Data provided
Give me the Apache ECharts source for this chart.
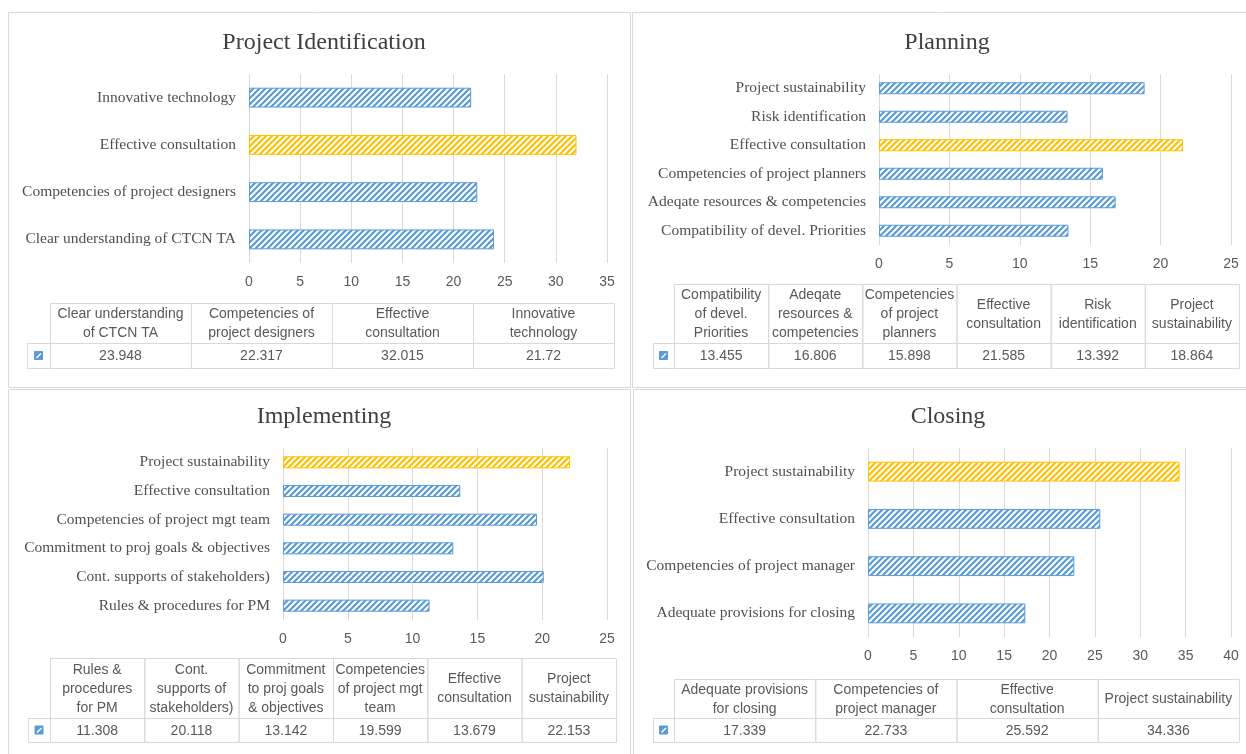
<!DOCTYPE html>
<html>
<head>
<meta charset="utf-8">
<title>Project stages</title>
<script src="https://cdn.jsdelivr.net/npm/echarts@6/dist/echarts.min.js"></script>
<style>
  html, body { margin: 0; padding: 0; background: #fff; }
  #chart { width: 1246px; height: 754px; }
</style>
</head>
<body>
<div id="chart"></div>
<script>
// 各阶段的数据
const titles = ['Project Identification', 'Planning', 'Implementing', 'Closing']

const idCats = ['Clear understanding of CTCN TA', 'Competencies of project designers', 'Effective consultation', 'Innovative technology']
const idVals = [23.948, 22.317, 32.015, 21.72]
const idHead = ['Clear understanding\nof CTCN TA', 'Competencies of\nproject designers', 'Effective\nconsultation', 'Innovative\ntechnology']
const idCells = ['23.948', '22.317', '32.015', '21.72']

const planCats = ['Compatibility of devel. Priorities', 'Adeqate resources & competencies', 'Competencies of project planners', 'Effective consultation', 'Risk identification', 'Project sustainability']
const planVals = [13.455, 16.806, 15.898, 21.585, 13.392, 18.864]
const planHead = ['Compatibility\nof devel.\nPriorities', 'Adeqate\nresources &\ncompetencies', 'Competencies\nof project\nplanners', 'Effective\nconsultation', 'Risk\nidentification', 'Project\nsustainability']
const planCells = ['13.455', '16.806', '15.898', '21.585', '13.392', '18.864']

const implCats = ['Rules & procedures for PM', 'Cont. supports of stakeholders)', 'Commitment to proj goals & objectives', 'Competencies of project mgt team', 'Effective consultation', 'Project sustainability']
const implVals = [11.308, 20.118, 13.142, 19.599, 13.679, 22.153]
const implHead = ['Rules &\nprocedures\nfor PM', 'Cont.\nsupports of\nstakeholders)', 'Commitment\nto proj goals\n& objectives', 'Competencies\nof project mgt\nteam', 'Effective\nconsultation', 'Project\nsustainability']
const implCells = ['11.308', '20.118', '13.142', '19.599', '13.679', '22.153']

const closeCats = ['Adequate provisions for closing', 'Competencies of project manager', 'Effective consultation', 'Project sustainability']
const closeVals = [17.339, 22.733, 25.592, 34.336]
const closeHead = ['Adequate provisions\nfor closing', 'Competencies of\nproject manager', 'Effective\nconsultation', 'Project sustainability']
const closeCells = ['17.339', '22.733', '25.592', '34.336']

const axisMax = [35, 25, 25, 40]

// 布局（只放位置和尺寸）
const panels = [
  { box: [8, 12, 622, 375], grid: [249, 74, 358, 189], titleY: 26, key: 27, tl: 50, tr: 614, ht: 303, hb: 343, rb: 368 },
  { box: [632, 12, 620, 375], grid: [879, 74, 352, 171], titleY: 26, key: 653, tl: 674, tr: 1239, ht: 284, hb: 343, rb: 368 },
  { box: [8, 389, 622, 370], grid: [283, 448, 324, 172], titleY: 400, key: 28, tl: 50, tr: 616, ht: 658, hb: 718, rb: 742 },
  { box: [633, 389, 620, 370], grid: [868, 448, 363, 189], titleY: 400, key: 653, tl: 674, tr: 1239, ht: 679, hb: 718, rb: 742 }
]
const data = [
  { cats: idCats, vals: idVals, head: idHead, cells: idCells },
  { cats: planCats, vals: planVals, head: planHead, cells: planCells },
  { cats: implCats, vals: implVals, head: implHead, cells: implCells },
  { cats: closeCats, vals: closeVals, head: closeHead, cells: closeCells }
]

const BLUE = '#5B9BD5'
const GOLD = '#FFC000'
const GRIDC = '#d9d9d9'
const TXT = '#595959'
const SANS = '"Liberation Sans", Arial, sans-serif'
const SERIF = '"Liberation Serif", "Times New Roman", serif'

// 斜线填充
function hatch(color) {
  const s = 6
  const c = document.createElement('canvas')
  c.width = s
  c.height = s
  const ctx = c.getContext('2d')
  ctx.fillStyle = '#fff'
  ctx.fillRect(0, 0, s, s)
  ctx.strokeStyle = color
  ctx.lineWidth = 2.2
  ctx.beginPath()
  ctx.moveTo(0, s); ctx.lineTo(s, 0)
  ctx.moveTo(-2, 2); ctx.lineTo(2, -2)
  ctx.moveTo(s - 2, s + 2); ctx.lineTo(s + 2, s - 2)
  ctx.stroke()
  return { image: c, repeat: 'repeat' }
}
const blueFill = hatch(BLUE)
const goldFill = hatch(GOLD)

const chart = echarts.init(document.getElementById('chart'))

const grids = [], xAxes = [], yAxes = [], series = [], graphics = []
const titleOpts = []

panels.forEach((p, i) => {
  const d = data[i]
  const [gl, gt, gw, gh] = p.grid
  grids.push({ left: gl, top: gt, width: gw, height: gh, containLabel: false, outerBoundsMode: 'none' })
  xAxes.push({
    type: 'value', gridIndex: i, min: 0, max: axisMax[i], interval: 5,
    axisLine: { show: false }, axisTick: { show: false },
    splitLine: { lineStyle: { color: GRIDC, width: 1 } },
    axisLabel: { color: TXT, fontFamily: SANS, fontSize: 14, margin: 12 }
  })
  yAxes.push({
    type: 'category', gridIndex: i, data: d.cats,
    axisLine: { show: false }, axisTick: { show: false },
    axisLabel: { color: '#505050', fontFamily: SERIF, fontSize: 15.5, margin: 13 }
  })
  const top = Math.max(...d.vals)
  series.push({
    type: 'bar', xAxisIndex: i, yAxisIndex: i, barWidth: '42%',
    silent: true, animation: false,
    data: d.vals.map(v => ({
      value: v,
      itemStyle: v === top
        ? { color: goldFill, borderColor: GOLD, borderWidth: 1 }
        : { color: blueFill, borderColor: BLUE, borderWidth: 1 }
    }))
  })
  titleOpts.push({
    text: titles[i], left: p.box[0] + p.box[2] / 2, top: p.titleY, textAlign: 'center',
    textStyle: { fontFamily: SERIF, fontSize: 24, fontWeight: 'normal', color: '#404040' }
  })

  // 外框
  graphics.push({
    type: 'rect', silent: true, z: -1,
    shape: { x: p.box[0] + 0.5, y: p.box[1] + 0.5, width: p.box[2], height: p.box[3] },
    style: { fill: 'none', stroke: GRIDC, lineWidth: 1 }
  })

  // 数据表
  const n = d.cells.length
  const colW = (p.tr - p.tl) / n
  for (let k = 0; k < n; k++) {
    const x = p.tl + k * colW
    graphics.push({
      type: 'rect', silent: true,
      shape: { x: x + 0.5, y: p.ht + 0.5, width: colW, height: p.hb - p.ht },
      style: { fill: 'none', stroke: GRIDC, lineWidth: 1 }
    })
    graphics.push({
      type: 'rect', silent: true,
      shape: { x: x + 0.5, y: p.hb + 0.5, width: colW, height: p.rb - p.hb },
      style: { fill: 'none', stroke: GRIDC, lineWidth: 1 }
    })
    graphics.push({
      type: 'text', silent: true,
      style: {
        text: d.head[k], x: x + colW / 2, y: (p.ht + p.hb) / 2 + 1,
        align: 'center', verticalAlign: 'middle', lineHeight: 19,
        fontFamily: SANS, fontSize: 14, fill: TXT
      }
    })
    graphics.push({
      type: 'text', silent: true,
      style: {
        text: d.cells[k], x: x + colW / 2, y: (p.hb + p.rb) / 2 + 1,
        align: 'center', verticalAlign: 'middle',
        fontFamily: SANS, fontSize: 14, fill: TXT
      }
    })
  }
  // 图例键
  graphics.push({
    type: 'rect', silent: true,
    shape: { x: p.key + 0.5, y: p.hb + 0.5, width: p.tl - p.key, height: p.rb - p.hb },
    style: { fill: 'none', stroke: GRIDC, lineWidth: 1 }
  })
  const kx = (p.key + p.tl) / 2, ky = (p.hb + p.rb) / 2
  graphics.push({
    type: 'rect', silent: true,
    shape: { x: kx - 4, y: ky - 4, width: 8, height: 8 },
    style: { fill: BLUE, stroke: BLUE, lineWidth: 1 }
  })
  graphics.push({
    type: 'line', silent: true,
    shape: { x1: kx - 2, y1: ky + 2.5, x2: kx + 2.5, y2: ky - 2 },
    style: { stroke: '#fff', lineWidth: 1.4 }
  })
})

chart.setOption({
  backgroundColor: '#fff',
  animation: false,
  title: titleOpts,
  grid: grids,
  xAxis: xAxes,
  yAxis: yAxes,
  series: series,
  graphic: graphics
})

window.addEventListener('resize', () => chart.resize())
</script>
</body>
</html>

What is required
Only the lines from the start of the material through the line containing "const idCells = ['23.948', '22.317', '32.015', '21.72']" should be transcribed. Pictures stay out.

Problem solution
Give me the Apache ECharts source for this chart.
<!DOCTYPE html>
<html>
<head>
<meta charset="utf-8">
<title>Project stages</title>
<script src="https://cdn.jsdelivr.net/npm/echarts@6/dist/echarts.min.js"></script>
<style>
  html, body { margin: 0; padding: 0; background: #fff; }
  #chart { width: 1246px; height: 754px; }
</style>
</head>
<body>
<div id="chart"></div>
<script>
// 各阶段的数据
const titles = ['Project Identification', 'Planning', 'Implementing', 'Closing']

const idCats = ['Clear understanding of CTCN TA', 'Competencies of project designers', 'Effective consultation', 'Innovative technology']
const idVals = [23.948, 22.317, 32.015, 21.72]
const idHead = ['Clear understanding\nof CTCN TA', 'Competencies of\nproject designers', 'Effective\nconsultation', 'Innovative\ntechnology']
const idCells = ['23.948', '22.317', '32.015', '21.72']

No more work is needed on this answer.